Return exactly, and only, the lines from the one holding "Convert this chart to Bokeh code." through the one holding "from bokeh.resources import INLINE", both included; the pictures stay out.

* * *

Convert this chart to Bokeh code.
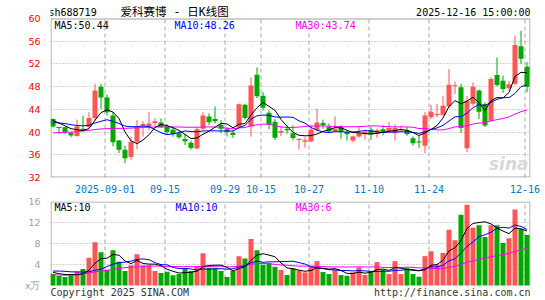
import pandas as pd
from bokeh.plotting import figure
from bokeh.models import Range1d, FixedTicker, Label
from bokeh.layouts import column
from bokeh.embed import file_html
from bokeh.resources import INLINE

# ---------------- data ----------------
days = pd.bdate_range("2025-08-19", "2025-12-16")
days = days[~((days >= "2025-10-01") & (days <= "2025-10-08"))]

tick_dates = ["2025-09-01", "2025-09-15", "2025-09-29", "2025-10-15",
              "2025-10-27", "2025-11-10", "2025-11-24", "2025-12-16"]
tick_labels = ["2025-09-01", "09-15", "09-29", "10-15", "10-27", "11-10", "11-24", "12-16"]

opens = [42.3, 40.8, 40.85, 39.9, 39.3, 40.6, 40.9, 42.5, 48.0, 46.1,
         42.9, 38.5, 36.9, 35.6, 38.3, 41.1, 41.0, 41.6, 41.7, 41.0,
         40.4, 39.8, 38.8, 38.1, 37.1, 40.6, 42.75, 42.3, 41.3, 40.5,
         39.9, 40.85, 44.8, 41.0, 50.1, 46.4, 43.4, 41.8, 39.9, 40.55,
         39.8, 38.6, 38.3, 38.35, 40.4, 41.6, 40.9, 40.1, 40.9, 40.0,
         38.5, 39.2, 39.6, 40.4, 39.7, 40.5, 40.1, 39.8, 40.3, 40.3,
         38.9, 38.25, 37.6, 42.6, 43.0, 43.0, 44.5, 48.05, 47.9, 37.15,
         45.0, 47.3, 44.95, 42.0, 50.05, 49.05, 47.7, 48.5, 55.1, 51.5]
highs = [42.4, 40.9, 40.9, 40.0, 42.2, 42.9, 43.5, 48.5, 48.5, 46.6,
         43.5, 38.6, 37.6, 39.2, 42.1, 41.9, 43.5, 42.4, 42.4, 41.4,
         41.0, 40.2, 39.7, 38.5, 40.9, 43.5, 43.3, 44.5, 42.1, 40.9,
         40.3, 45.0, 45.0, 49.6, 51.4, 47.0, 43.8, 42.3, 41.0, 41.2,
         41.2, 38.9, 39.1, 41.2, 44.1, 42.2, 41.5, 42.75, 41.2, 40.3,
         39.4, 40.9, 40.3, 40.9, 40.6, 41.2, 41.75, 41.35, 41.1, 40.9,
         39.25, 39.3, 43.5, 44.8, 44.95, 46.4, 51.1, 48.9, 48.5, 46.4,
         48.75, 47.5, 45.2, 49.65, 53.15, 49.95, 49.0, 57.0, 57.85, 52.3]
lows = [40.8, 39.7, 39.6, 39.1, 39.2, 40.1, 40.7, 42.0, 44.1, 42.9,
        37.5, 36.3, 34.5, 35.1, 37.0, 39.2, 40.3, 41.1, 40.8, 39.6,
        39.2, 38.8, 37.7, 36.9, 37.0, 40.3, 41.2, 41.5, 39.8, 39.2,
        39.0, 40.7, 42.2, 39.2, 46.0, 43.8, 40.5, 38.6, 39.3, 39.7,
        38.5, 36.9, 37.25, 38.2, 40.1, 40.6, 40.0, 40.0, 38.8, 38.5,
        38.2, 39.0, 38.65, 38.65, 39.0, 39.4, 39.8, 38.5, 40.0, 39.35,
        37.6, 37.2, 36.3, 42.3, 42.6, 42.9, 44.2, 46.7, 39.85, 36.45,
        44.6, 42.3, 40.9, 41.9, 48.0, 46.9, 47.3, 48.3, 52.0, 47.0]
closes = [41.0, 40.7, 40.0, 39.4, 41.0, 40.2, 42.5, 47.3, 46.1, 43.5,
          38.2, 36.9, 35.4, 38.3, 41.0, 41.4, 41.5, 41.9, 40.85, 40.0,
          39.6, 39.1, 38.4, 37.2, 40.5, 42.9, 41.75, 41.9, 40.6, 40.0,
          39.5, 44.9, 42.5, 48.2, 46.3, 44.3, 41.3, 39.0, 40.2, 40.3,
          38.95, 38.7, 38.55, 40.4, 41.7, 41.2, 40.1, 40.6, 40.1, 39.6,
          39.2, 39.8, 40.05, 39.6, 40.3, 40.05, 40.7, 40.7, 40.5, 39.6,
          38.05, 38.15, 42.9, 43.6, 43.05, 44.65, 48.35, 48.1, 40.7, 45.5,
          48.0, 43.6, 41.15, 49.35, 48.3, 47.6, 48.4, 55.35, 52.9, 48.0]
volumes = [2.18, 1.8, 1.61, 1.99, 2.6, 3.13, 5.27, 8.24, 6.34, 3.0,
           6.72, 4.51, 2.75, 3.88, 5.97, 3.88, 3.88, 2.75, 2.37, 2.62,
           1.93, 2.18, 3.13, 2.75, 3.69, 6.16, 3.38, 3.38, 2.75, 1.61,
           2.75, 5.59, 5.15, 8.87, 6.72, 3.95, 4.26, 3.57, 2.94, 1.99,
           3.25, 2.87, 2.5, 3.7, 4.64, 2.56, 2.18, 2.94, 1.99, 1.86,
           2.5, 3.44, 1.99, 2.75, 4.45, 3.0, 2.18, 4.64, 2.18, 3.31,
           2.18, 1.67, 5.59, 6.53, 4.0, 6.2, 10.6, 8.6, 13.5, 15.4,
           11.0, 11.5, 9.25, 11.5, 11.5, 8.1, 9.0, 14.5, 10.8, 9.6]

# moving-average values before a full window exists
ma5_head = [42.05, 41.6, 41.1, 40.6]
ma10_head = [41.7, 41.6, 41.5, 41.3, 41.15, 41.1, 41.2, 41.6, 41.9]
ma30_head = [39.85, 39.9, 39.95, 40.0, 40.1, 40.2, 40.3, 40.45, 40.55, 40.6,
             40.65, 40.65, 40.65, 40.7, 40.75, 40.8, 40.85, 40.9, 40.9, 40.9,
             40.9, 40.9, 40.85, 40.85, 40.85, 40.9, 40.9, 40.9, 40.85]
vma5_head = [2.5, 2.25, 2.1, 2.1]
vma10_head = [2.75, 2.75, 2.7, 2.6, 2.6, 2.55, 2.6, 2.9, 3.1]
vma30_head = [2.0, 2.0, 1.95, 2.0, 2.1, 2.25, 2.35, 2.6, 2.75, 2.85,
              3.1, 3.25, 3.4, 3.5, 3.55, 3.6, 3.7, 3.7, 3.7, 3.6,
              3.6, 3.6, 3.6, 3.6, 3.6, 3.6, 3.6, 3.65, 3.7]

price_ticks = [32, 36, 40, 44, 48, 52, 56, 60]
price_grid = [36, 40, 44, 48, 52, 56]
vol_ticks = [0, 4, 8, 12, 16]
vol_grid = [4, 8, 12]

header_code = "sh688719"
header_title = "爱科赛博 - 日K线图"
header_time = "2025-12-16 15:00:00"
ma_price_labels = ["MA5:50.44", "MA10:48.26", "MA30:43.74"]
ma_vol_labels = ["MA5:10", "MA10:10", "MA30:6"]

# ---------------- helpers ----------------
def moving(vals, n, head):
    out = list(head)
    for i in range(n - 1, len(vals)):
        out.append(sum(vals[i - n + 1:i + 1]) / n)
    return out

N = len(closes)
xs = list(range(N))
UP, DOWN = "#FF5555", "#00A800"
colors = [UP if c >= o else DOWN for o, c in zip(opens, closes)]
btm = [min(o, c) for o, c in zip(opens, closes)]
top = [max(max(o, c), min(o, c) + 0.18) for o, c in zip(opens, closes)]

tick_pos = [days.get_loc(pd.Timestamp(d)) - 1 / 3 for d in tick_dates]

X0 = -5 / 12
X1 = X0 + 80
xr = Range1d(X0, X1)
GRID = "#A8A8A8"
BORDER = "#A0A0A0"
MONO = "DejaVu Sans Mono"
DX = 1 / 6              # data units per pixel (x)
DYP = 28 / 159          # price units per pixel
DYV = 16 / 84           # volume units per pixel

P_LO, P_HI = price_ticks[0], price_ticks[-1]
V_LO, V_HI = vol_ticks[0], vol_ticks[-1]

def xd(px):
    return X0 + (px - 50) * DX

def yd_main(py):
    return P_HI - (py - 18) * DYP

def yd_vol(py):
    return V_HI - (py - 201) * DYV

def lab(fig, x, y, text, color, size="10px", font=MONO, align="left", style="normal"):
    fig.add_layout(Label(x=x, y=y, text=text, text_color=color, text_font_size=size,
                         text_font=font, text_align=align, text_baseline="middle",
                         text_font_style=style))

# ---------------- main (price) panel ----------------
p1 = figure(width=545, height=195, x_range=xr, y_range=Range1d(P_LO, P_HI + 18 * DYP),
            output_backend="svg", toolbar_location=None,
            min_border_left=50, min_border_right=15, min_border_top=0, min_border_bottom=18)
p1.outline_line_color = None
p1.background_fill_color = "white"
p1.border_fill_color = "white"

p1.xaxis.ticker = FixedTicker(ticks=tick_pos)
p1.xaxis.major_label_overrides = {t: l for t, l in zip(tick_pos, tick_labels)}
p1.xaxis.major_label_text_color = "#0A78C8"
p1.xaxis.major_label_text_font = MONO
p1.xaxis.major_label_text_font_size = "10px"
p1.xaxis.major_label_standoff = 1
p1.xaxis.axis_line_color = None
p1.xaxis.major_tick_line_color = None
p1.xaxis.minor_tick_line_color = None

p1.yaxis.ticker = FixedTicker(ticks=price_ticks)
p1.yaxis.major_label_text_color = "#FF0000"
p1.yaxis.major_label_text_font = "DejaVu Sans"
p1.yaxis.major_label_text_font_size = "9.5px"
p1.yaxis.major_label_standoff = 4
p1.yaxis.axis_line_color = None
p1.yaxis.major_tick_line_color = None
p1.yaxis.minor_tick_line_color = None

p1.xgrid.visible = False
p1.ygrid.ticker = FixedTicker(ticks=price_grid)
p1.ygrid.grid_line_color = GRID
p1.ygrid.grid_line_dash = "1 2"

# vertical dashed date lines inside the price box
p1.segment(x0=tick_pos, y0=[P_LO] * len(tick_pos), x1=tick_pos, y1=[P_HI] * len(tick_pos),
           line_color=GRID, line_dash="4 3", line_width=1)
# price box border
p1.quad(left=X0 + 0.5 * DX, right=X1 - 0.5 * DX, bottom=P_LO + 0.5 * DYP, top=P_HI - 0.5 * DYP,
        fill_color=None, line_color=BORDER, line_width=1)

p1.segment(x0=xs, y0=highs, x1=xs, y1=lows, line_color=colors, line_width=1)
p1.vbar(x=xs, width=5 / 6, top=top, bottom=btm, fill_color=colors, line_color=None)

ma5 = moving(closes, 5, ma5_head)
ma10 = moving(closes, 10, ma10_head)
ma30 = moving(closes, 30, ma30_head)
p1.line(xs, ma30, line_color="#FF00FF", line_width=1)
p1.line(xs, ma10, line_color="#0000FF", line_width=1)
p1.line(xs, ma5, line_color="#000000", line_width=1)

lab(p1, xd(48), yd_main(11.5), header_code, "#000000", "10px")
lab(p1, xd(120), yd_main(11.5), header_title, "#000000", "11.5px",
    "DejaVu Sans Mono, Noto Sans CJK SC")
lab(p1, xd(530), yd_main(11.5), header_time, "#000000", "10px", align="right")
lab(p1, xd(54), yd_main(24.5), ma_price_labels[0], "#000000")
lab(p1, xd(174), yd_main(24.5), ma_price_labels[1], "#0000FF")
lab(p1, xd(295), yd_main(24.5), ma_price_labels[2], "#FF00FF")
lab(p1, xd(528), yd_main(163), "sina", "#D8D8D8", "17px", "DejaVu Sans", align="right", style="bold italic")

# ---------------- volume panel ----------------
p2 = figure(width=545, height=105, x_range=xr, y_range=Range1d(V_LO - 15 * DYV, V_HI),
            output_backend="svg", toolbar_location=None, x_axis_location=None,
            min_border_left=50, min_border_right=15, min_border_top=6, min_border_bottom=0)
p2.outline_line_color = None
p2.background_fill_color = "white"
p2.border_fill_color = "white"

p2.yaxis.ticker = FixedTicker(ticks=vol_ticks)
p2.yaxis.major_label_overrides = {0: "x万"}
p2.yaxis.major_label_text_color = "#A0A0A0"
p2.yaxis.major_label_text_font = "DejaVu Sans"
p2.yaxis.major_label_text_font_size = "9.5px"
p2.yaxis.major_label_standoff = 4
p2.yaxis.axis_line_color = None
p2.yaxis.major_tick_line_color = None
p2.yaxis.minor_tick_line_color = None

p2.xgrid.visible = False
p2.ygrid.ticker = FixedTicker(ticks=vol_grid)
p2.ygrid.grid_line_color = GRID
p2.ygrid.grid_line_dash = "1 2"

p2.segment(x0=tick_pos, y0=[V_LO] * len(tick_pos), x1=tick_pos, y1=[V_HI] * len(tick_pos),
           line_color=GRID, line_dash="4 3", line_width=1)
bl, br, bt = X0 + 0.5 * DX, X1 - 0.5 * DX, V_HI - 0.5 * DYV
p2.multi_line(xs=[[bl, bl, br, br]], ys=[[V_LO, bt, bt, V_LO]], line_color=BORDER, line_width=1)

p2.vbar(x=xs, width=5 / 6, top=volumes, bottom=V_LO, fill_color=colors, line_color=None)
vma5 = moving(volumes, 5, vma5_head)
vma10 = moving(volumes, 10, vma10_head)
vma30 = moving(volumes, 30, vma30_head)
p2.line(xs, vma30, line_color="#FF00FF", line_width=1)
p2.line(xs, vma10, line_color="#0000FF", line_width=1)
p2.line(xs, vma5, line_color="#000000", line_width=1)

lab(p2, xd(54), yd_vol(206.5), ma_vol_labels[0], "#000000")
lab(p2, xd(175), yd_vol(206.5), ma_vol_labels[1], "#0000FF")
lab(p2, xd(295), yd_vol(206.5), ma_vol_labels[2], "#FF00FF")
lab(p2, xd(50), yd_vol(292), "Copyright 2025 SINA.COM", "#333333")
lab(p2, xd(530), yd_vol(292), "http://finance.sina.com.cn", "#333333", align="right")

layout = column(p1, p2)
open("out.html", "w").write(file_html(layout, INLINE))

* * *

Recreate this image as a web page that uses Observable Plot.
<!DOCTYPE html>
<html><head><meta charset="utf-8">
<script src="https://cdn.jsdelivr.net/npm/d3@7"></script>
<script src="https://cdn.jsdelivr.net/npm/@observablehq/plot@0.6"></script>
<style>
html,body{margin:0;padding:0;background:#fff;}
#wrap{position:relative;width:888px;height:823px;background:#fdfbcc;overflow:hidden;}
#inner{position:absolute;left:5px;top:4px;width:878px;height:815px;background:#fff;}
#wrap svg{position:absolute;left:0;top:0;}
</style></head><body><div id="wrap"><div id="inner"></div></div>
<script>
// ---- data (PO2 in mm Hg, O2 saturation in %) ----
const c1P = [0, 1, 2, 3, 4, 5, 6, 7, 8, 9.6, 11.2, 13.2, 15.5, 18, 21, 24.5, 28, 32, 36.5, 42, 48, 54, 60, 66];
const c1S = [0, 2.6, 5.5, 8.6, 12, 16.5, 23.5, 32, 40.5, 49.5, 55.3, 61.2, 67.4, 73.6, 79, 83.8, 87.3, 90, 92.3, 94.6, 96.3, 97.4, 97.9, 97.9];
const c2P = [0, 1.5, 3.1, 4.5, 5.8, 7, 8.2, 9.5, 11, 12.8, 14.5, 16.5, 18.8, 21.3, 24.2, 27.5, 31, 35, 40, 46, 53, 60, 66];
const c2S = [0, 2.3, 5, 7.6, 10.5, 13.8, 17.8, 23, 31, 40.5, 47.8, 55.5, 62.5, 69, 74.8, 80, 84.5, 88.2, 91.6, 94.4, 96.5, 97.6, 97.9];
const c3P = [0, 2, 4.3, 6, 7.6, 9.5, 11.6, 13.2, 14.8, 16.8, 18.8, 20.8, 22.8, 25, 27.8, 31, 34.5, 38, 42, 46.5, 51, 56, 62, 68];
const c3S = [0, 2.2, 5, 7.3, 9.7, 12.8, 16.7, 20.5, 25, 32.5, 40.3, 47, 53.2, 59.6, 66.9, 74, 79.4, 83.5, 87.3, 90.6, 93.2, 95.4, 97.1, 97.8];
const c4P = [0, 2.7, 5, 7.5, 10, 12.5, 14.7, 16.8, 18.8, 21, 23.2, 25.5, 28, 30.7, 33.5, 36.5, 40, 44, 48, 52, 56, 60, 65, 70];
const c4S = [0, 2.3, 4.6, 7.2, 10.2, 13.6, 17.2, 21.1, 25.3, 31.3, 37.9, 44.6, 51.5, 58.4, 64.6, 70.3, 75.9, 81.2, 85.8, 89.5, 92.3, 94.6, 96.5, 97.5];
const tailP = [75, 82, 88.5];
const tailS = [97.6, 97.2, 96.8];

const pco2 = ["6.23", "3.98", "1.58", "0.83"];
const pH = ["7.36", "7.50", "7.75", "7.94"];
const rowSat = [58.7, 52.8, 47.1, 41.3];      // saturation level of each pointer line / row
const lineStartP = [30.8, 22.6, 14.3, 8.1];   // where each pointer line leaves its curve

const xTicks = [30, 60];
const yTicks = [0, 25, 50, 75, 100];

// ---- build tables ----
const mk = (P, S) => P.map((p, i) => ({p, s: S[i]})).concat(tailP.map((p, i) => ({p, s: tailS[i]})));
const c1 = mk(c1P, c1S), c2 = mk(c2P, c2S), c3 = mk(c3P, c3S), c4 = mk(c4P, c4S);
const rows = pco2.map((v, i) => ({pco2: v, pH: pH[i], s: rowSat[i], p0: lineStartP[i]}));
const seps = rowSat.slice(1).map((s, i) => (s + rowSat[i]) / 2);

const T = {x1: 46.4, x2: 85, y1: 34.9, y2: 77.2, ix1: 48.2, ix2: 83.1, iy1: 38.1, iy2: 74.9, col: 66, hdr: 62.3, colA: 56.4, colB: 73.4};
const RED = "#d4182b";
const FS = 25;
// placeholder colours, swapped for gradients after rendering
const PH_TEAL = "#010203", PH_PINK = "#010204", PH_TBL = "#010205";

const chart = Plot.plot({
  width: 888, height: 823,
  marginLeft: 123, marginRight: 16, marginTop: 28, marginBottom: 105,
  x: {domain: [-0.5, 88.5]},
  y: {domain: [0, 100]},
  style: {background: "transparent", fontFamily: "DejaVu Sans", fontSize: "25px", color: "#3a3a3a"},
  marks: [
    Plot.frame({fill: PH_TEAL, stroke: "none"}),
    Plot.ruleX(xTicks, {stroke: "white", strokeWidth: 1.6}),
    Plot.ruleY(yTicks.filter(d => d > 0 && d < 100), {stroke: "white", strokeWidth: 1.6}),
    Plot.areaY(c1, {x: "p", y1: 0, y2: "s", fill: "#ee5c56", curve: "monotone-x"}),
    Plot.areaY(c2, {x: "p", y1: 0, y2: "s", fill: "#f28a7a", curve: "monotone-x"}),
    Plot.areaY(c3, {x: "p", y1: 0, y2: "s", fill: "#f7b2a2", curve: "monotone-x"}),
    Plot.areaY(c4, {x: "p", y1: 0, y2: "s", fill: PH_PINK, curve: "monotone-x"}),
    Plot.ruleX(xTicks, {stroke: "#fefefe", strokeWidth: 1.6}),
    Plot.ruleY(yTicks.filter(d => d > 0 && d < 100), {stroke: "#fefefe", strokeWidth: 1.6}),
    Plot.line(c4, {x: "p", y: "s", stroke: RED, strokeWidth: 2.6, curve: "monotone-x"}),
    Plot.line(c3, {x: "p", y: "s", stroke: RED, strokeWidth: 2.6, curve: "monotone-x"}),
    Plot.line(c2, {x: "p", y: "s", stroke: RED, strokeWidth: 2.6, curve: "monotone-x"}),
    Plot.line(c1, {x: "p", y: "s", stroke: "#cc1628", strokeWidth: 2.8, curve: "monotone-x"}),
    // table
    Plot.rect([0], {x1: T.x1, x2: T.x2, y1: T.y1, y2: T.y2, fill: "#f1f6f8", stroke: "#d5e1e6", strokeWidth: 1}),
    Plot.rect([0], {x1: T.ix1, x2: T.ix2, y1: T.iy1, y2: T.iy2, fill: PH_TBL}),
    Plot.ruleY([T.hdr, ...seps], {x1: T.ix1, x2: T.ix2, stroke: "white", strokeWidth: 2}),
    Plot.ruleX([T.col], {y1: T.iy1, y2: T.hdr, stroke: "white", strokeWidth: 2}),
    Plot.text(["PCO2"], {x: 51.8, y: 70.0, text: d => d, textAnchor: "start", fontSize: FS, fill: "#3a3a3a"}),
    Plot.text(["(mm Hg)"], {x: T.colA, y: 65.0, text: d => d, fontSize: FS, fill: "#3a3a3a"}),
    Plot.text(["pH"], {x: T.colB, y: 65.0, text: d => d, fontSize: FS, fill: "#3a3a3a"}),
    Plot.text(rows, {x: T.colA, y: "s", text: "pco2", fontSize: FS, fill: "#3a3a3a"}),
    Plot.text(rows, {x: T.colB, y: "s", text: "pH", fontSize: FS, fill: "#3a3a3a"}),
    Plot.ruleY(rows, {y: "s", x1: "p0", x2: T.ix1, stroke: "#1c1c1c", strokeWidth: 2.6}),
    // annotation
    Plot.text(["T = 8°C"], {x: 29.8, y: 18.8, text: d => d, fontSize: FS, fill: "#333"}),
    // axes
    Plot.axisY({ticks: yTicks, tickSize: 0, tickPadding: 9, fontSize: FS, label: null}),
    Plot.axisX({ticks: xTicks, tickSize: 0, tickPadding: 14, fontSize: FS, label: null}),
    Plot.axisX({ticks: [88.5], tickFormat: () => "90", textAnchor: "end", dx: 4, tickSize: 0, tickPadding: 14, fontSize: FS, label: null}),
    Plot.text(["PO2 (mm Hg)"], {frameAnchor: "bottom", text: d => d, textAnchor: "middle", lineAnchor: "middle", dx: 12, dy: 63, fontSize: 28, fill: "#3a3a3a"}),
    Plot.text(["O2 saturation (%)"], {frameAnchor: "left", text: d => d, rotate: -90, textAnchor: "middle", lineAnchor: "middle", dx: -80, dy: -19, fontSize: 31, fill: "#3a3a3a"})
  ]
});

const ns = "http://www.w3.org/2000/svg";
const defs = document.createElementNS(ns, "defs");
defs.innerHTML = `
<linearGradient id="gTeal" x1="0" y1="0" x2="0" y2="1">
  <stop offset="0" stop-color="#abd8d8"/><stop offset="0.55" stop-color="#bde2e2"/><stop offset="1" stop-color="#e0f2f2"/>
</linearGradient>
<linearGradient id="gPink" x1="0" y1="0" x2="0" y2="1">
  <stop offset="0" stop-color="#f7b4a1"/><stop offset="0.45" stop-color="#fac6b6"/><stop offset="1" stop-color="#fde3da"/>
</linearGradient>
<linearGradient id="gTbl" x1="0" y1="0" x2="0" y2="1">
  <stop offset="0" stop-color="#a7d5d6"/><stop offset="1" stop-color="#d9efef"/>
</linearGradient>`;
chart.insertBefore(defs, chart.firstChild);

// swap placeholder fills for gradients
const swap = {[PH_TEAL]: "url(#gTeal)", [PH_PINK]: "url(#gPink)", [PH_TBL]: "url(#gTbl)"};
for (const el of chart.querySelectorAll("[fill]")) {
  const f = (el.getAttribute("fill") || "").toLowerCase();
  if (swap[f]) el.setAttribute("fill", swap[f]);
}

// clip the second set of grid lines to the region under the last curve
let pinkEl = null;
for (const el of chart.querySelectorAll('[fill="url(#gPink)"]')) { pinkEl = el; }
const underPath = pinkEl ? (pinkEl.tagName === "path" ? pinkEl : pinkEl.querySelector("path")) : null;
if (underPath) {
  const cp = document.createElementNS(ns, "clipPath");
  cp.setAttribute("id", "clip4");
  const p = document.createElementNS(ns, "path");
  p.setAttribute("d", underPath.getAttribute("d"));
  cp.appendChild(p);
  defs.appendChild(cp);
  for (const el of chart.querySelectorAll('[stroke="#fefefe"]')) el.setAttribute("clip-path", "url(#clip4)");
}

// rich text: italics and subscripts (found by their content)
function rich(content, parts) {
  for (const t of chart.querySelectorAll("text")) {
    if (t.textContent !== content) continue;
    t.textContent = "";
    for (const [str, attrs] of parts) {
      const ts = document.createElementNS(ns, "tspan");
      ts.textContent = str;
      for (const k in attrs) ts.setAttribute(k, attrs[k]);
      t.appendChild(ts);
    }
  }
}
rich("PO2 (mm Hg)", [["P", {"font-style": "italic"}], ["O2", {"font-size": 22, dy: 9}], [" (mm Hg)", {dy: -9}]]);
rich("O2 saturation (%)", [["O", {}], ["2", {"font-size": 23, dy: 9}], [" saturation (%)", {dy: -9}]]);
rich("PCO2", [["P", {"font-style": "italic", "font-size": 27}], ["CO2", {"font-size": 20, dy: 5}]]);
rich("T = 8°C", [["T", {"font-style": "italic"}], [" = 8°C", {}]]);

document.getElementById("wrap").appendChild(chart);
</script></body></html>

* * *

▶ [Correct output]
Convert this chart to Bokeh code.
import pandas as pd
from bokeh.plotting import figure
from bokeh.models import Range1d, FixedTicker, Label
from bokeh.layouts import column
from bokeh.embed import file_html
from bokeh.resources import INLINE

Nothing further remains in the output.